After a visit to the Legislature, Blevins declared he was fighting for “a fair and equitable compensation for the working man and woman today,” he said in a petition to change the law.

“Our employers and us pay highly into it today, but what we get to live on per month with our families, right now is hardly nothing,” Blevins said. “A hound dog lives better than we do.”

Blevins fought for higher workers compensation “all by himself,” Gale said, recalling one exchange in court.

“All these lawyers, they were trying to trick him. He told the judge, ‘they’re trying to trick me with all these big words. I want them to speak the words like I speak them so I can understand them.’

“It got to where [Labor and Industries] had to pay a percentage of their wages. He got that straightened out.”

Blevins was there, offering any kind of help to anyone at a moment’s notice, Gale said.

“If he said he was going to help you, he was there before you got there,” he said.

His daughter, Pamela Blevins-Gravette, 52, recalled her father’s love for the elderly.

Every Christmas, she and her father would get in his truck and bring home people who did not have family around during the holidays, recalling the names of an elderly woman in her late 70s or early 80s, and a disabled couple that included a woman who was paralyzed from a stroke and could not talk.

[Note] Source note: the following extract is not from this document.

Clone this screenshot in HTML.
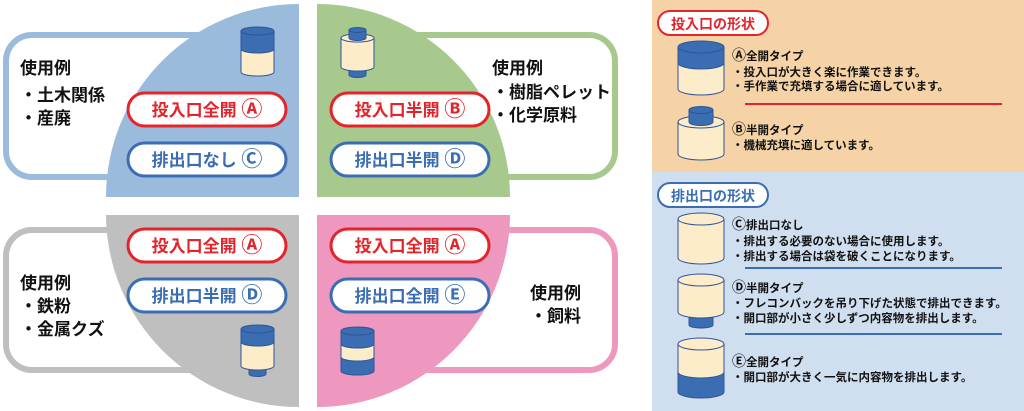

“We would have five different people that weren’t of our family and did not have a place to go, and my father treated them all like family and took then in,” Blevins-Gravette said.

“If a neighbor was down and out, my father was the first to show up at their door. If they needed a lawn mowed or needed wood, my father was there to help out. He was a very good man.”

Blevins is survived by a sister, three children and several grandchildren and great-grandchildren.

A potluck memorial gathering is set for 2 p.m. April 27 at the Port Angeles Eagles Club. It will be open to the public.

Hickory shirts are encouraged for those in attendance.